Burada devamlı rahat arayan kimse ahmaktır

 Cennete götüren vasıta

İslam âlimlerinin en büyüklerinden Seyyid Abdülhakim-i Arvasi “kuddise sirruh” hazretleri, bir sohbetinde;

- İnsan uzak bir yere gitmek için bir arabaya, bir vasıtaya biner, öyle değil mi? diye sordu.


- Evet efendim, dediler.

- Cennete gitmek için de bir vasıta lazım elbette.


Merak ettiler:

- O nedir ki efendim?

- O vasıta, Ehl-i sünnet âlimleridir. Evliyaullahtır.
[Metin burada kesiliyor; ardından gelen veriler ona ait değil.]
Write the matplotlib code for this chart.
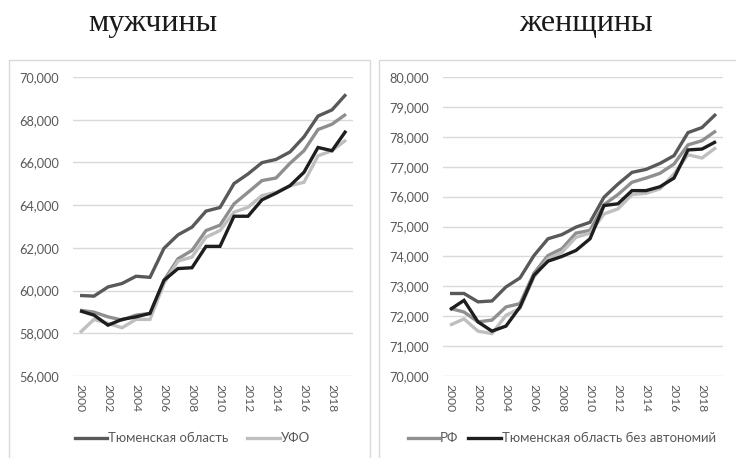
import matplotlib
matplotlib.use("Agg")
import matplotlib.pyplot as plt
from matplotlib.patches import Rectangle
from matplotlib.ticker import FuncFormatter, FixedLocator

years = list(range(2000, 2020))

# мужчины
m_tyumen = [59.77, 59.74, 60.17, 60.33, 60.67, 60.62, 61.98, 62.61, 62.97, 63.72,
            63.89, 65.01, 65.46, 65.99, 66.14, 66.49, 67.20, 68.17, 68.46, 69.19]
m_rf = [59.08, 58.99, 58.77, 58.62, 58.85, 58.93, 60.48, 61.49, 61.88, 62.81,
        63.06, 64.06, 64.60, 65.15, 65.27, 65.96, 66.55, 67.54, 67.79, 68.26]
m_ufo = [58.03, 58.65, 58.46, 58.26, 58.65, 58.65, 60.33, 61.38, 61.57, 62.50,
         62.81, 63.67, 63.90, 64.45, 64.60, 64.91, 65.07, 66.31, 66.55, 67.05]
m_tyumen_wo = [59.05, 58.85, 58.38, 58.65, 58.77, 58.93, 60.48, 61.03, 61.07, 62.07,
               62.07, 63.48, 63.48, 64.25, 64.56, 64.91, 65.54, 66.70, 66.55, 67.48]

# женщины
f_tyumen = [72.76, 72.76, 72.48, 72.51, 72.98, 73.28, 74.03, 74.59, 74.73, 74.98,
            75.14, 75.98, 76.42, 76.81, 76.91, 77.11, 77.37, 78.14, 78.31, 78.76]
f_rf = [72.26, 72.14, 71.81, 71.87, 72.31, 72.42, 73.44, 74.03, 74.26, 74.78,
        74.87, 75.73, 76.07, 76.48, 76.62, 76.78, 77.09, 77.73, 77.87, 78.20]
f_ufo = [71.70, 71.91, 71.50, 71.42, 72.03, 72.26, 73.31, 73.92, 74.14, 74.64,
         74.78, 75.42, 75.59, 76.07, 76.11, 76.26, 76.76, 77.40, 77.29, 77.64]
f_tyumen_wo = [72.22, 72.53, 71.81, 71.50, 71.67, 72.31, 73.37, 73.84, 74.00, 74.20,
               74.59, 75.70, 75.76, 76.20, 76.20, 76.33, 76.62, 77.56, 77.59, 77.84]

titles = ["мужчины", "женщины"]
m_yticks = [56, 58, 60, 62, 64, 66, 68, 70]
f_yticks = [70, 71, 72, 73, 74, 75, 76, 77, 78, 79, 80]
xtick_years = list(range(2000, 2019, 2))

c_tyumen = "#595959"
c_rf = "#8f8f8f"
c_ufo = "#bfbfbf"
c_wo = "#1e1e1e"
lw = 2.4

W, H = 736, 458
fig = plt.figure(figsize=(W / 100, H / 100), dpi=100)
fig.patch.set_facecolor("white")

def fx(px):
    return px / W

def fy(py):
    return 1 - py / H

# chart boxes
for x0, x1 in [(9, 370), (379, 745)]:
    fig.patches.append(Rectangle((fx(x0), fy(470)), fx(x1) - fx(x0), fy(60) - fy(470),
                                 transform=fig.transFigure, fill=False,
                                 edgecolor="#d9d9d9", linewidth=1.0, zorder=0))

fmt = FuncFormatter(lambda v, p: f"{v:.3f}".replace(".", ","))
tick_font = "Lato"

def make_ax(left_px, right_px, data, yticks, legend_specs):
    ax = fig.add_axes([fx(left_px), fy(376), fx(right_px) - fx(left_px), fy(77) - fy(376)])
    for vals, col in data:
        ax.plot(years, vals, color=col, linewidth=lw, solid_capstyle="butt",
                solid_joinstyle="miter", zorder=3)
    ax.set_xlim(1999.5, 2019.5)
    ax.set_ylim(yticks[0], yticks[-1])
    ax.yaxis.set_major_locator(FixedLocator(yticks))
    ax.yaxis.set_major_formatter(fmt)
    ax.set_xticks(xtick_years)
    ax.set_xticklabels([str(y) for y in xtick_years], rotation=-90,
                       fontsize=8.7, color="#595959", family=tick_font)
    for lab in ax.get_yticklabels():
        lab.set_fontsize(9.2)
        lab.set_color("#595959")
        lab.set_family(tick_font)
    ax.tick_params(axis="both", length=0)
    ax.tick_params(axis="y", pad=10)
    ax.tick_params(axis="x", pad=6)
    ax.grid(axis="y", color="#d9d9d9", linewidth=1.0, zorder=0)
    for s in ax.spines.values():
        s.set_visible(False)
    ax.set_facecolor("none")
    # legend
    for (lx0, lx1, label, col) in legend_specs:
        fig.add_artist(plt.Line2D([fx(lx0), fx(lx1)], [fy(438), fy(438)],
                                  transform=fig.transFigure, color=col, linewidth=lw))
        fig.text(fx(lx1 + 1), fy(438), label, ha="left", va="center",
                 fontsize=9.5, color="#595959", family=tick_font)
    return ax

make_ax(73, 353,
        [(m_tyumen, c_tyumen), (m_rf, c_rf), (m_ufo, c_ufo), (m_tyumen_wo, c_wo)],
        m_yticks,
        [(75, 107, "Тюменская область", c_tyumen), (247, 280, "УФО", c_ufo)])
make_ax(443, 723,
        [(f_tyumen, c_tyumen), (f_rf, c_rf), (f_ufo, c_ufo), (f_tyumen_wo, c_wo)],
        f_yticks,
        [(408, 439, "РФ", c_rf), (468, 501, "Тюменская область без автономий", c_wo)])

fig.text(fx(153), fy(31), titles[0], ha="center", va="baseline",
         fontsize=23, family="Liberation Serif", color="#1a1a1a")
fig.text(fx(586), fy(31), titles[1], ha="center", va="baseline",
         fontsize=23, family="Liberation Serif", color="#1a1a1a")

fig.savefig("out.png", dpi=100, facecolor="white")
Bu zatlardan birisine rastlamak en büyük nimettir.


Şöyle devam etti:

- Allahü teâlâ, bir kuluna, sevdiği bir kulunu, mesela Ehl-i sünnet âlimlerinden birini tanıştırır ve onu sevdirirse, ona her şeyi vermiş demektir.


- Neden efendim?

- Çünkü o zatın sohbetinden veya kitaplarından imanı öğrenir, Ehl-i sünnet itikadını öğrenir, ibadetleri öğrenir. Bunlar ise onu sonsuz Cennet nimetlerine kavuşturur.


Mümin namaza durunca…


Bir gün de sohbetinde;

- İnşallah Allahü teâlâ ruhumuzu namazda alır, diye bir temennide bulundu.


Sordular:

- Neden efendim?

- Mümin namaza durunca Cennetin kapıları onun için açılır, buyurdu. Ne güzel işte. Kapılar hazır açılmışken doğru Cennete gider.


Şöyle devam etti:

- Bu dünya çalışmak yeridir. Burada devamlı rahat arayan kimse ahmaktır. Çünkü bu dünya imtihan yeridir. Ahireti kazanmak için tarladır. Bu ömür, tohum ekme zamanıdır. Hasat öbür tarafta biçilecektir.